I have noticed that PC's and Mac's rarely come equipped with enough RAM (of whatever flavor) to run the OS that they shipped with & a big application (Adobe Pagemaker v6+, Photoshop v4+, Premiere, AfterEffects, etc) with large documents open, completely in the RAM space (not virtual memory, which is hard drive space).
If you have the store or the manufacturer add the memory, you may pay 3x what a 'net discounter charges for the part. This is money that could be spent on other things.
First, you need to know what kind of memory that your motherboard supports and what the maximum quantity of memory could be if you installed the highest density (SIMMs, DIMMs, SO-DIMMs, whatever) cards available.
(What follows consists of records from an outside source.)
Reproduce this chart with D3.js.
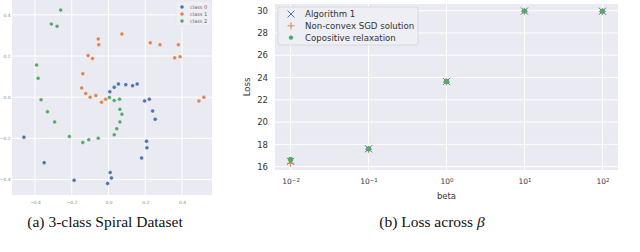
<!DOCTYPE html>
<html lang="en">
<head>
<meta charset="UTF-8">
<title>Spiral dataset and loss across beta</title>
<script src="https://d3js.org/d3.v7.min.js"></script>
<style>
    body { margin: 0; padding: 0; background: #fff; }
    svg { display: block; }
    .tick text { font-family: "DejaVu Sans", sans-serif; }
    .caption { font-family: "Liberation Serif", "Times New Roman", serif; font-size: 15.5px; fill: #111; }
</style>
</head>
<body>
<svg id="fig" width="640" height="252"></svg>
<script>
// ---- left panel: 3-class spiral dataset ----
const class0 = [
    [-0.46, -0.194], [-0.35, -0.318], [-0.187, -0.403], [-0.005, -0.419], [0.016, -0.392],
    [0.009, -0.366], [0.18, -0.295], [0.209, -0.246], [0.207, -0.214], [0.254, -0.107],
    [0.24, -0.067], [0.222, -0.01], [0.196, -0.018], [0.156, 0.064], [0.131, 0.056],
    [0.094, 0.061], [0.054, 0.064], [0.031, 0.048], [0.007, 0.026]
];
const class1 = [
    [0.073, 0.307], [-0.056, 0.283], [-0.053, 0.255], [-0.111, 0.202], [-0.087, 0.188],
    [-0.14, 0.114], [-0.146, 0.045], [-0.124, 0.018], [-0.1, 0.0], [-0.069, 0.008],
    [-0.038, -0.024], [-0.016, -0.01], [0.227, 0.264], [0.28, 0.255], [0.38, 0.255],
    [0.36, 0.191], [0.389, 0.196], [0.492, -0.019], [0.519, 0.0]
];
const class2 = [
    [-0.26, 0.423], [-0.311, 0.355], [-0.28, 0.344], [-0.391, 0.156], [-0.383, 0.092],
    [-0.367, -0.013], [-0.332, -0.071], [-0.293, -0.12], [-0.213, -0.191], [-0.14, -0.22],
    [-0.107, -0.207], [-0.056, -0.199], [0.031, -0.183], [0.045, -0.153], [0.062, -0.12],
    [0.073, -0.083], [0.062, -0.059], [0.06, -0.01], [0.031, -0.016], [0.005, -0.001]
];
const spiralTicks = [-0.4, -0.2, 0.0, 0.2, 0.4];
const classNames = ["class 0", "class 1", "class 2"];

// ---- right panel: loss across beta ----
const betas = [0.01, 0.1, 1, 10, 100];
const lossAlgo1 = [16.48, 17.6, 23.65, 29.97, 29.95];
const lossSGD = [16.3, 17.55, 23.6, 29.95, 29.93];
const lossCopos = [16.65, 17.6, 23.65, 29.97, 29.95];
const lossTicks = [16, 18, 20, 22, 24, 26, 28, 30];
const betaTicks = [-2, -1, 0, 1, 2];
const seriesNames = ["Algorithm 1", "Non-convex SGD solution", "Copositive relaxation"];

const colors = ["#4c72b0", "#dd8452", "#55a868"];
const bg = "#eaeaf2";

const svg = d3.select("#fig");

// ================= left panel =================
const L = { left: 12, right: 212, top: 0, bottom: 195 };
const xs = d3.scaleLinear().domain([-0.525, 0.563]).range([L.left, L.right]);
const ys = d3.scaleLinear().domain([-0.475, 0.472]).range([L.bottom, L.top]);

const gl = svg.append("g");
gl.append("rect")
    .attr("x", L.left).attr("y", L.top)
    .attr("width", L.right - L.left).attr("height", L.bottom - L.top)
    .attr("fill", bg);

// grid
gl.selectAll(".vg").data(spiralTicks).enter().append("line")
    .attr("x1", d => xs(d)).attr("x2", d => xs(d))
    .attr("y1", L.top).attr("y2", L.bottom)
    .attr("stroke", "#fff").attr("stroke-width", 1);
gl.selectAll(".hg").data(spiralTicks).enter().append("line")
    .attr("y1", d => ys(d)).attr("y2", d => ys(d))
    .attr("x1", L.left).attr("x2", L.right)
    .attr("stroke", "#fff").attr("stroke-width", 1);

// axes (tiny labels, no lines)
const xAxL = gl.append("g").attr("transform", `translate(0,${L.bottom})`)
    .call(d3.axisBottom(xs).tickValues(spiralTicks).tickSize(0).tickPadding(6).tickFormat(d3.format(".1f")));
const yAxL = gl.append("g").attr("transform", `translate(${L.left},0)`)
    .call(d3.axisLeft(ys).tickValues(spiralTicks).tickSize(0).tickPadding(1.5).tickFormat(d3.format(".1f")));
[xAxL, yAxL].forEach(a => {
    a.select(".domain").remove();
    a.selectAll("text").style("font-size", "4.4px").attr("fill", "#888");
});

// points
[class0, class1, class2].forEach((pts, i) => {
    gl.selectAll(".p" + i).data(pts).enter().append("circle")
        .attr("cx", d => xs(d[0]))
        .attr("cy", d => ys(d[1]))
        .attr("r", 2)
        .attr("fill", colors[i])
        .attr("stroke", "#fff").attr("stroke-width", 0.4);
});

// legend
const lgL = gl.append("g");
lgL.append("rect")
    .attr("x", 176).attr("y", 1).attr("width", 35).attr("height", 25).attr("rx", 1.5)
    .attr("fill", "#eeeef5").attr("stroke", "#e0e0e8").attr("stroke-width", 0.5);
classNames.forEach((name, i) => {
    lgL.append("circle").attr("cx", 182).attr("cy", 7 + i * 7).attr("r", 1.8).attr("fill", colors[i]);
    lgL.append("text").attr("x", 190).attr("y", 7 + i * 7).attr("dy", "0.35em")
        .style("font-family", "DejaVu Sans, sans-serif").style("font-size", "5px")
        .attr("fill", "#666").text(name);
});

svg.append("text").attr("class", "caption")
    .attr("x", 105).attr("y", 227).attr("text-anchor", "middle")
    .text("(a) 3-class Spiral Dataset");

// ================= right panel =================
const R = { left: 275, right: 618, top: 4, bottom: 170 };
const xr = d3.scaleLog().domain([Math.pow(10, -2.2), Math.pow(10, 2.2)]).range([R.left, R.right]);
const yr = d3.scaleLinear().domain([15.7, 30.6]).range([R.bottom, R.top]);

const gr = svg.append("g");
gr.append("rect")
    .attr("x", R.left).attr("y", R.top)
    .attr("width", R.right - R.left).attr("height", R.bottom - R.top)
    .attr("fill", bg);

gr.selectAll(".vg").data(betaTicks).enter().append("line")
    .attr("x1", d => xr(Math.pow(10, d))).attr("x2", d => xr(Math.pow(10, d)))
    .attr("y1", R.top).attr("y2", R.bottom)
    .attr("stroke", "#fff").attr("stroke-width", 1);
gr.selectAll(".hg").data(lossTicks).enter().append("line")
    .attr("y1", d => yr(d)).attr("y2", d => yr(d))
    .attr("x1", R.left).attr("x2", R.right)
    .attr("stroke", "#fff").attr("stroke-width", 1);

// y axis
const yAxR = gr.append("g").attr("transform", `translate(${R.left},0)`)
    .call(d3.axisLeft(yr).tickValues(lossTicks).tickSize(0).tickPadding(7).tickFormat(d3.format("d")));
yAxR.select(".domain").remove();
yAxR.selectAll("text").style("font-size", "8.5px").attr("fill", "#333");

// x axis with 10^n labels
const xAxR = gr.append("g").attr("transform", `translate(0,${R.bottom})`)
    .call(d3.axisBottom(xr).tickValues(betaTicks.map(d => Math.pow(10, d))).tickSize(0).tickPadding(9).tickFormat(""));
xAxR.select(".domain").remove();
xAxR.selectAll(".tick").each(function (d) {
    const t = d3.select(this).select("text").style("font-size", "7.5px").attr("fill", "#333");
    const e = Math.round(Math.log10(d));
    t.text("");
    t.append("tspan").text("10");
    t.append("tspan").attr("dy", "-0.45em").style("font-size", "5.5px").text(e < 0 ? "\u2212" + Math.abs(e) : e);
});

gr.append("text")
    .attr("x", (R.left + R.right) / 2).attr("y", 199).attr("text-anchor", "middle")
    .style("font-family", "DejaVu Sans, sans-serif").style("font-size", "8.5px").attr("fill", "#333")
    .text("beta");
gr.append("text")
    .attr("transform", `translate(250,${(R.top + R.bottom) / 2}) rotate(-90)`)
    .attr("text-anchor", "middle")
    .style("font-family", "DejaVu Sans, sans-serif").style("font-size", "8.5px").attr("fill", "#333")
    .text("Loss");

// markers
const xMark = (g, cx, cy, s, c) => {
    g.append("path").attr("d", `M${cx - s},${cy - s}L${cx + s},${cy + s}M${cx - s},${cy + s}L${cx + s},${cy - s}`)
        .attr("stroke", c).attr("stroke-width", 1).attr("fill", "none");
};
const plusMark = (g, cx, cy, s, c) => {
    g.append("path").attr("d", `M${cx - s},${cy}L${cx + s},${cy}M${cx},${cy - s}L${cx},${cy + s}`)
        .attr("stroke", c).attr("stroke-width", 1).attr("fill", "none");
};
betas.forEach((b, i) => xMark(gr, xr(b), yr(lossAlgo1[i]), 3.5, colors[0]));
betas.forEach((b, i) => plusMark(gr, xr(b), yr(lossSGD[i]), 3.5, colors[1]));
gr.selectAll(".cop").data(betas).enter().append("circle")
    .attr("cx", d => xr(d)).attr("cy", (d, i) => yr(lossCopos[i]))
    .attr("r", 2.6).attr("fill", colors[2]);

// legend
const lgR = gr.append("g");
lgR.append("rect")
    .attr("x", 278).attr("y", 7).attr("width", 140).attr("height", 38).attr("rx", 2)
    .attr("fill", "#eeeef5").attr("stroke", "#d4d4dc").attr("stroke-width", 0.8);
seriesNames.forEach((name, i) => {
    const cy = 14 + i * 11.8;
    if (i === 0) xMark(lgR, 291, cy, 3.5, colors[0]);
    if (i === 1) plusMark(lgR, 291, cy, 3.5, colors[1]);
    if (i === 2) lgR.append("circle").attr("cx", 291).attr("cy", cy).attr("r", 2.2).attr("fill", colors[2]);
    lgR.append("text").attr("x", 305).attr("y", cy).attr("dy", "0.35em")
        .style("font-family", "DejaVu Sans, sans-serif").style("font-size", "8.6px").attr("fill", "#333")
        .text(name);
});

const capB = svg.append("text").attr("class", "caption")
    .attr("x", 432).attr("y", 227).attr("text-anchor", "middle");
capB.append("tspan").text("(b) Loss across ");
capB.append("tspan").style("font-style", "italic").text("\u03B2");
</script>
</body>
</html>
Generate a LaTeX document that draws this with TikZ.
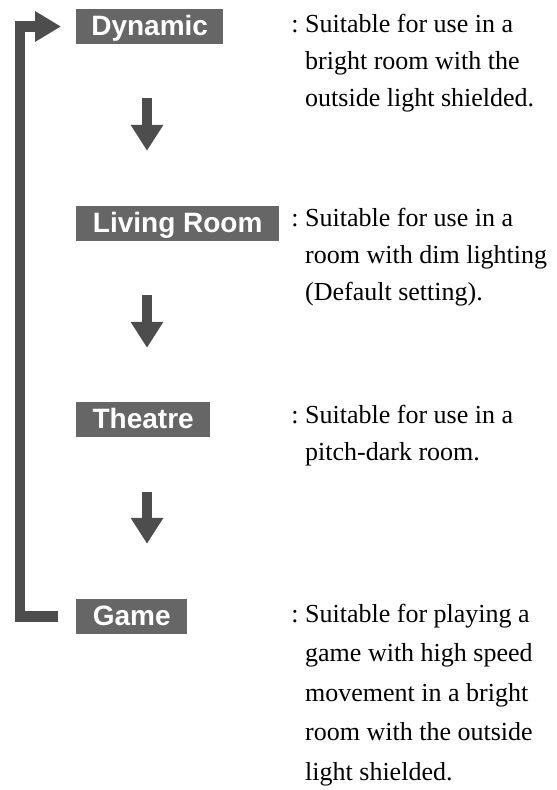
\documentclass[tikz,border=0pt]{standalone}
\usepackage{fontspec}
\setmainfont{Liberation Serif}
\newfontfamily\boxfont{Liberation Sans}
\usetikzlibrary{arrows.meta,calc}
\definecolor{boxgray}{HTML}{666666}
\definecolor{arrowgray}{HTML}{4D4D4D}
\newcommand{\desclines}[2]{\fontsize{26}{#1}\selectfont\begin{tabular}[t]{@{}l@{}}#2\end{tabular}}
\begin{document}
\begin{tikzpicture}[x=1pt,y=-1pt,
  modebox/.style={fill=boxgray,text=white,anchor=west,inner xsep=0pt,inner ysep=0pt,
    text height=26pt,text depth=9pt,font=\boxfont\bfseries\fontsize{28}{28}\selectfont},
  desc/.style={anchor=base west,inner sep=0pt},
  downarrow/.style={draw=arrowgray,line width=10pt,-{Triangle[length=26pt,width=31pt]}},
  looparrow/.style={draw=arrowgray,line width=10.5pt,line join=miter,-{Triangle[length=26pt,width=29pt]}}]
\useasboundingbox (0,0) rectangle (557,790);
\node[modebox,minimum width=147pt] (dyn) at (76,26.5) {Dynamic};
\node[modebox,minimum width=203pt] (liv) at (76,223.5) {Living Room};
\node[modebox,minimum width=134pt] (the) at (76,419.5) {Theatre};
\node[modebox,minimum width=111pt] (gam) at (76,616.5) {Game};
\node[desc] (ddyn) at (305,32) {\desclines{37}{\llap{:\ }Suitable for use in a\\bright room with the\\outside light shielded.}};
\node[desc] (dliv) at (305,226) {\desclines{37}{\llap{:\ }Suitable for use in a\\room with dim lighting\\(Default setting).}};
\node[desc] (dthe) at (305,423) {\desclines{37}{\llap{:\ }Suitable for use in a\\pitch-dark room.}};
\node[desc] (dgam) at (305,622) {\desclines{39.5}{\llap{:\ }Suitable for playing a\\game with high speed\\movement in a bright\\room with the outside\\light shielded.}};
\coordinate (ax) at (147,0);
\coordinate (lx) at (20,0);
\draw[downarrow] ($(ax |- dyn.south)+(0,54)$) -- ($(ax |- liv.north)+(0,-55)$);
\draw[downarrow] ($(ax |- liv.south)+(0,54)$) -- ($(ax |- the.north)+(0,-54)$);
\draw[downarrow] ($(ax |- the.south)+(0,55)$) -- ($(ax |- gam.north)+(0,-55)$);
\coordinate (ls) at ($(gam.west)+(-18,0)$);
\coordinate (le) at ($(dyn.west)+(-15,0)$);
\draw[looparrow] (ls) -- (lx |- ls) -- (lx |- le) -- (le);
\end{tikzpicture}
\end{document}
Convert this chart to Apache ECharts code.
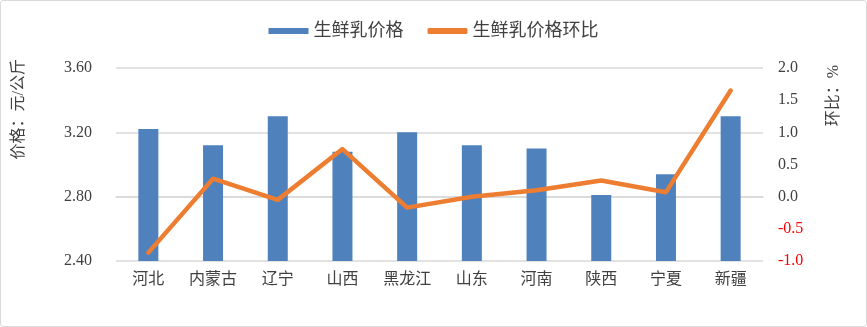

Second, you need to determine the budget available.
Third, find a low cost source with in-stock merchandise. I try to get within 5% of the lowest price, but will pay attention to shipping charges and feedback on newsgroups. Saving $2 is NOT worth hassling with a supplier who may or may not have shipped or shipped the wrong part.
Fourth and perhaps most important: Pay with a credit card. Do not send cash, check, money order, or other negotiable instrument. You don't want to sue them, you want the product. Let your credit card company sue them.
Here are a few of my favorite sources for RAM:
www.ramseeker.com excellent
updating and near lowest prices available
www.pricewatch.com- be careful
to verify type with vendor
http://www.macresource.pair.com/mrp/ramwatch.shtml
Good median price tracking, but not the absolute bottom.
General low-price search: http://dealmac.com/tools.html
Don't be afraid to search the Mac areas for PC parts. Mac owners have been scrounging for PC SCSI drives for ever and newer Mac's use a lot of standard pc hardware.
Even if you let Windows manage your memory, your computer will work better and quicker (all other things being equal) with more RAM. When deciding on which size of RAM to buy, tend toward getting the highest density because you have a limited number of sockets to install them into. There may be a slight premium to getting one PC-100/256MB DIMM over getting two PC-100/128MB DIMMs, but you may have only 2 sockets open on the motherboard and may wish to get more RAM in the future without removing what you have.
RTFM, loosely translated "Read the manual first".